Today marks 16 years since the death of ska music pioneer Desmond Dekker.

Born Desmond Adolphus Dacres on 16 July 1941, Dekker spent his formative years in Kingston.

In 1961 the budding singer got his start as a vocalist for Leslie Kong’s Beverley’s record label and was awarded his first recording contract.

It was Dekker who first saw the talent of Bob Marley, a fellow welder, and brought him to Kong. Subsequently”Judge Not” and “One Cup Of Coffee” became Marley’s first recordings.

Dekker established his music career with the 1963 Kong classic “Honour Your Mother and Father”.

He quickly followed up with the tracks “Sinners Come Home” and “Labour for Learning”. It was during this period that Desmond Dacres adopted the stage-name of Desmond Dekker. His fourth hit, “King of Ska” made him into one of the Jamaica’s biggest stars. Dekker then recruited four brothers, Carl, Patrick, Clive and Barry Howard, as his permanent backing vocalists to perform with him under the name Desmond Dekker and The Aces.
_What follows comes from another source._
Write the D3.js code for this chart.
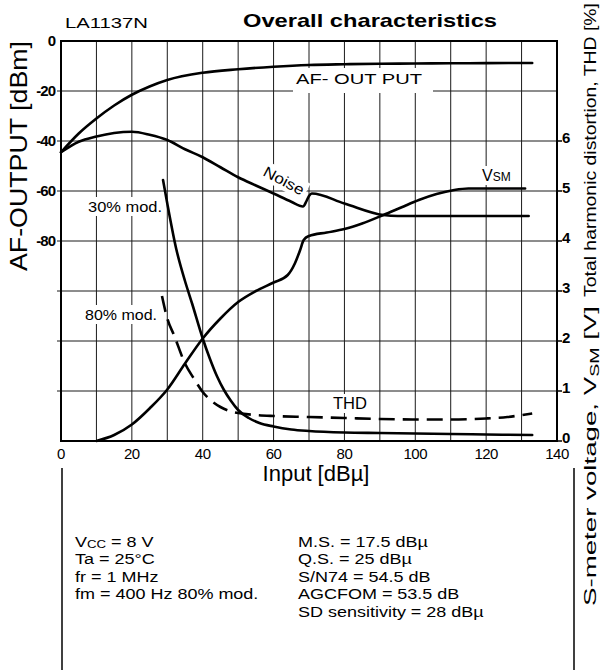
<!DOCTYPE html>
<html lang="en">
	<head>
		<meta charset="utf-8">
		<title>LA1137N Overall characteristics</title>
		<style type="text/css">
			body {
				margin: 0;
				background-color: white;
				font-family: "Liberation Sans", Arial, Helvetica, sans-serif;
			}
			svg {
				display: block;
				background-color: white;
			}
			.grid line {
				stroke: #1a1a1a;
				stroke-width: 1px;
			}
			path.curve {
				fill: none;
				stroke: black;
				stroke-width: 2.6px;
				stroke-linejoin: round;
				stroke-linecap: round;
			}
			path.dashed {
				stroke-dasharray: 16 8;
				stroke-linecap: butt;
			}
			.tick-l, .tick-r {
				font-weight: bold;
				font-size: 15px;
			}
			.tick-x {
				font-size: 15px;
			}
			.note {
				font-size: 15px;
			}
		</style>
	</head>
	<body>
		<script type="text/javascript" src="https://cdnjs.cloudflare.com/ajax/libs/d3/7.8.5/d3.min.js"></script>
		<script type="text/javascript">

			// input [dBu] ticks
			var xTicks = [0, 20, 40, 60, 80, 100, 120, 140];
			var leftTicks = [0, -20, -40, -60, -80];
			var rightTicks = [0, 1, 2, 3, 4, 5, 6];

			// AF-OUTPUT [dBm]
			var afX = [0, 5, 10, 15, 20, 25, 30, 40, 50, 60, 70, 80, 90, 100, 110, 120, 133];
			var afY = [-44.5, -37, -31, -25.8, -21.5, -18.2, -15.6, -12.7, -11.3, -10.3, -9.6, -9.3, -9.1, -9.0, -8.9, -8.85, -8.8];

			// Noise [dBm]
			var noiseX = [0, 5, 10, 15, 20, 25, 30, 35, 40, 45, 50, 55, 60, 65, 68.3, 69.3, 70, 70.8, 80, 91, 95, 110, 132];
			var noiseY = [-44.5, -40.3, -38.2, -36.8, -36.3, -37.5, -39.6, -43.3, -46.5, -50.5, -54.5, -57.8, -61, -64.3, -66.2, -64, -62, -61, -65, -69.6, -70, -70, -70];

			// S-meter voltage VSM [V]
			var vsmX = [10, 15, 20, 25, 30, 35, 40, 45, 50, 55, 60, 64, 66, 67.5, 68.5, 70, 75, 80, 85, 91, 96, 101, 106, 111, 115, 131];
			var vsmY = [0, 0.12, 0.33, 0.65, 1.03, 1.55, 2.05, 2.45, 2.78, 3.0, 3.17, 3.32, 3.55, 3.82, 4.02, 4.1, 4.17, 4.24, 4.35, 4.52, 4.67, 4.82, 4.94, 5.02, 5.05, 5.05];

			// THD [%], 30% mod. (solid)
			var thd30X = [28.8, 30, 32.5, 35, 37, 40, 42, 44, 46, 48, 50, 53, 56, 60, 65, 70, 80, 90, 100, 110, 120, 133];
			var thd30Y = [5.22, 4.75, 3.85, 3.2, 2.75, 2.05, 1.65, 1.3, 1.02, 0.8, 0.62, 0.46, 0.36, 0.29, 0.23, 0.2, 0.17, 0.16, 0.15, 0.14, 0.13, 0.12];

			// THD [%], 80% mod. (dashed)
			var thd80X = [28.5, 30, 32, 35, 37.5, 40, 42.5, 45, 47.5, 50, 55, 60, 70, 80, 90, 100, 110, 120, 126, 133];
			var thd80Y = [2.9, 2.45, 2.1, 1.55, 1.25, 0.98, 0.8, 0.68, 0.6, 0.56, 0.52, 0.5, 0.48, 0.46, 0.44, 0.43, 0.43, 0.45, 0.48, 0.55];

			var notesLeft = ["Ta = 25°C", "fr = 1 MHz", "fm = 400 Hz 80% mod."];
			var notesRight = ["M.S. = 17.5 dBµ", "Q.S. = 25 dBµ", "S/N74 = 54.5 dB", "AGCFOM = 53.5 dB", "SD sensitivity = 28 dBµ"];

			var fullwidth = 601;
			var fullheight = 670;
			var box = { left: 61, right: 557, top: 41, bottom: 441 };

			var xScale = d3.scaleLinear()
				.domain([0, 140])
				.range([box.left, box.right]);

			var yLeft = d3.scaleLinear()
				.domain([-160, 0])
				.range([box.bottom, box.top]);

			var yRight = d3.scaleLinear()
				.domain([0, 8])
				.range([box.bottom, box.top]);

			var svg = d3.select("body")
				.append("svg")
				.attr("width", fullwidth)
				.attr("height", fullheight);

			// grid
			var grid = svg.append("g").attr("class", "grid");

			grid.selectAll("line.v")
				.data(d3.range(10, 140, 10))
				.enter()
				.append("line")
				.attr("class", "v")
				.attr("x1", function(d) { return xScale(d); })
				.attr("x2", function(d) { return xScale(d); })
				.attr("y1", box.top)
				.attr("y2", box.bottom);

			grid.selectAll("line.h")
				.data(d3.range(-140, 0, 20))
				.enter()
				.append("line")
				.attr("class", "h")
				.attr("x1", box.left - 4)
				.attr("x2", box.right)
				.attr("y1", function(d) { return yLeft(d); })
				.attr("y2", function(d) { return yLeft(d); });

			// labels with white background over the grid
			function label(x, y, angle, size, len, parts) {
				var g = svg.append("g")
					.attr("transform", "translate(" + x + "," + y + ") rotate(" + angle + ")");
				var bg = g.append("rect").attr("fill", "white");
				var t = g.append("text")
					.style("font-size", size + "px");
				parts.forEach(function(p) {
					t.append("tspan")
						.text(p.t)
						.attr("dy", p.dy || null)
						.style("font-size", p.s ? p.s + "px" : null);
				});
				if (len) {
					t.attr("textLength", len).attr("lengthAdjust", "spacingAndGlyphs");
				}
				var b = t.node().getBBox();
				bg.attr("x", b.x - 3)
					.attr("y", b.y - 1)
					.attr("width", b.width + 6)
					.attr("height", b.height + 2);
				return g;
			}

			// plot frame
			svg.append("rect")
				.attr("x", box.left)
				.attr("y", box.top)
				.attr("width", box.right - box.left)
				.attr("height", box.bottom - box.top)
				.attr("fill", "none")
				.attr("stroke", "black")
				.attr("stroke-width", 2);

			label(296, 84, 0, 15, 126, [{ t: "AF- OUT PUT" }]).select("rect")
				.attr("x", -3).attr("width", 140).attr("y", -16).attr("height", 25);
			label(88, 212, 0, 15, 74, [{ t: "30% mod." }]);
			label(85, 320, 0, 15, 72, [{ t: "80% mod." }]);
			label(333, 409, 0, 16, 34, [{ t: "THD" }]);
			label(482, 181, 0, 16, null, [{ t: "V" }, { t: "SM", s: 12 }]);
			label(262, 175, 28, 15, 44, [{ t: "Noise" }]);

			function series(xs, ys) {
				return xs.map(function(x, i) { return [x, ys[i]]; });
			}

			var lineLeft = d3.line()
				.x(function(d) { return xScale(d[0]); })
				.y(function(d) { return yLeft(d[1]); })
				.curve(d3.curveMonotoneX);

			var lineRight = d3.line()
				.x(function(d) { return xScale(d[0]); })
				.y(function(d) { return yRight(d[1]); })
				.curve(d3.curveMonotoneX);

			svg.append("path").attr("class", "curve").attr("d", lineLeft(series(afX, afY)));
			svg.append("path").attr("class", "curve").attr("d", lineLeft(series(noiseX, noiseY)));
			svg.append("path").attr("class", "curve").attr("d", lineRight(series(vsmX, vsmY)));
			svg.append("path").attr("class", "curve").attr("d", lineRight(series(thd30X, thd30Y)));
			svg.append("path").attr("class", "curve dashed").attr("d", lineRight(series(thd80X, thd80Y)));

			// left axis
			svg.selectAll("text.tick-l")
				.data(leftTicks)
				.enter()
				.append("text")
				.attr("class", "tick-l")
				.attr("x", 55)
				.attr("y", function(d) { return yLeft(d); })
				.attr("dy", "0.36em")
				.attr("text-anchor", "end")
				.attr("letter-spacing", "-1")
				.text(function(d) { return d; });

			// right axis
			svg.selectAll("line.tick-r")
				.data(rightTicks)
				.enter()
				.append("line")
				.attr("x1", box.right)
				.attr("x2", box.right + 5)
				.attr("y1", function(d) { return yRight(d); })
				.attr("y2", function(d) { return yRight(d); })
				.attr("stroke", "black")
				.attr("stroke-width", 1.5);

			svg.selectAll("text.tick-r")
				.data(rightTicks)
				.enter()
				.append("text")
				.attr("class", "tick-r")
				.attr("x", 562)
				.attr("y", function(d) { return yRight(d); })
				.attr("dy", "0.15em")
				.text(function(d) { return d; });

			// x axis
			svg.selectAll("text.tick-x")
				.data(xTicks)
				.enter()
				.append("text")
				.attr("class", "tick-x")
				.attr("x", function(d) { return xScale(d); })
				.attr("y", 459)
				.attr("text-anchor", "middle")
				.attr("letter-spacing", "-0.5")
				.text(function(d) { return d; });

			svg.append("text")
				.attr("x", 316)
				.attr("y", 481)
				.attr("text-anchor", "middle")
				.style("font-size", "22px")
				.text("Input [dBµ]");

			// axis titles
			svg.append("text")
				.attr("transform", "translate(27,156) rotate(-90)")
				.attr("text-anchor", "middle")
				.attr("textLength", 230)
				.attr("lengthAdjust", "spacingAndGlyphs")
				.style("font-size", "24px")
				.text("AF-OUTPUT [dBm]");

			var rt1 = svg.append("text")
				.attr("transform", "translate(596,606) rotate(-90)")
				.attr("textLength", 300)
				.attr("lengthAdjust", "spacingAndGlyphs")
				.style("font-size", "17px");
			rt1.append("tspan").text("S-meter voltage, V");
			rt1.append("tspan").text("SM").attr("dy", 3).style("font-size", "12px");
			rt1.append("tspan").text(" [V]").attr("dy", -3);

			svg.append("text")
				.attr("transform", "translate(596,297) rotate(-90)")
				.attr("textLength", 294)
				.attr("lengthAdjust", "spacingAndGlyphs")
				.style("font-size", "17px")
				.text("Total harmonic distortion, THD [%]");

			// title
			svg.append("text")
				.attr("x", 65)
				.attr("y", 28)
				.attr("textLength", 83)
				.attr("lengthAdjust", "spacingAndGlyphs")
				.style("font-size", "14px")
				.text("LA1137N");

			svg.append("text")
				.attr("x", 243)
				.attr("y", 27)
				.attr("textLength", 254)
				.attr("lengthAdjust", "spacingAndGlyphs")
				.style("font-size", "19px")
				.style("font-weight", "bold")
				.text("Overall characteristics");

			// lower frame
			[62, 574].forEach(function(x) {
				svg.append("line")
					.attr("x1", x).attr("x2", x)
					.attr("y1", 468).attr("y2", 670)
					.attr("stroke", "black")
					.attr("stroke-width", 1.5);
			});

			// conditions, widened like the original typesetting
			var notes = svg.append("g")
				.attr("transform", "translate(75,0) scale(1.2,1)");

			var vcc = notes.append("text")
				.attr("class", "note")
				.attr("x", 0)
				.attr("y", 547);
			vcc.append("tspan").text("V");
			vcc.append("tspan").text("CC").attr("dy", 1.5).style("font-size", "11px");
			vcc.append("tspan").text(" = 8 V").attr("dy", -1.5);

			notes.selectAll("text.noteL")
				.data(notesLeft)
				.enter()
				.append("text")
				.attr("class", "note noteL")
				.attr("x", 0)
				.attr("y", function(d, i) { return 564.5 + i * 17.5; })
				.text(function(d) { return d; });

			notes.selectAll("text.noteR")
				.data(notesRight)
				.enter()
				.append("text")
				.attr("class", "note noteR")
				.attr("x", (298 - 75) / 1.2)
				.attr("y", function(d, i) { return 547 + i * 17.5; })
				.text(function(d) { return d; });

		</script>
	</body>
</html>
Desmond Dekker Image By Trojan Records

He is now more known for the era defining rude boy anthem , “007 (Shanty Town)”. The song established Dekker as a rude boy icon in Jamaica and also became a favorite dance track for the young working-class men and women of the UK mod scene.

 

The original recording of “007” (without the ‘Shanty Town’) was produced by Leslie Kong and originally released as a single on the Pyramid label. The single featured Roland Alphonso‘s “El Torro” on the B-side.

Dekker wrote the song after watching news coverage of a student demonstration against government plans to build an industrial complex on land close to the beach, which descended into violence. 

He said,

“The students had a demonstration and it went all the way around to Four Shore Road and down to Shanty Town. You got wildlife and thing like that because it down near the beach. And the higher ones wanted to bulldoze the whole thing down and do their own thing and the students said no way. And it just get out of control…Is just a typical riot ’cause I say – Them a loot, them a shoot, them a wail.”

 

“007” was Dekker’s first international hit. The single was a number one hit in Jamaica and reached number 14 on the UK Singles Chart, making it the first Jamaican-produced record to reach the UK top 20. 

Dekker recorded the song again for his 1980 album Black and Dekker.

In total he has 12 studio albums, and 25 compilations. After many years and hit singles in the music industry, Dekker died of a heart attack on 25 May 2006, at his home in Thornton Heath in the London Borough of Croydon, England, aged 64. He was preparing to headline a world music festival in Prague.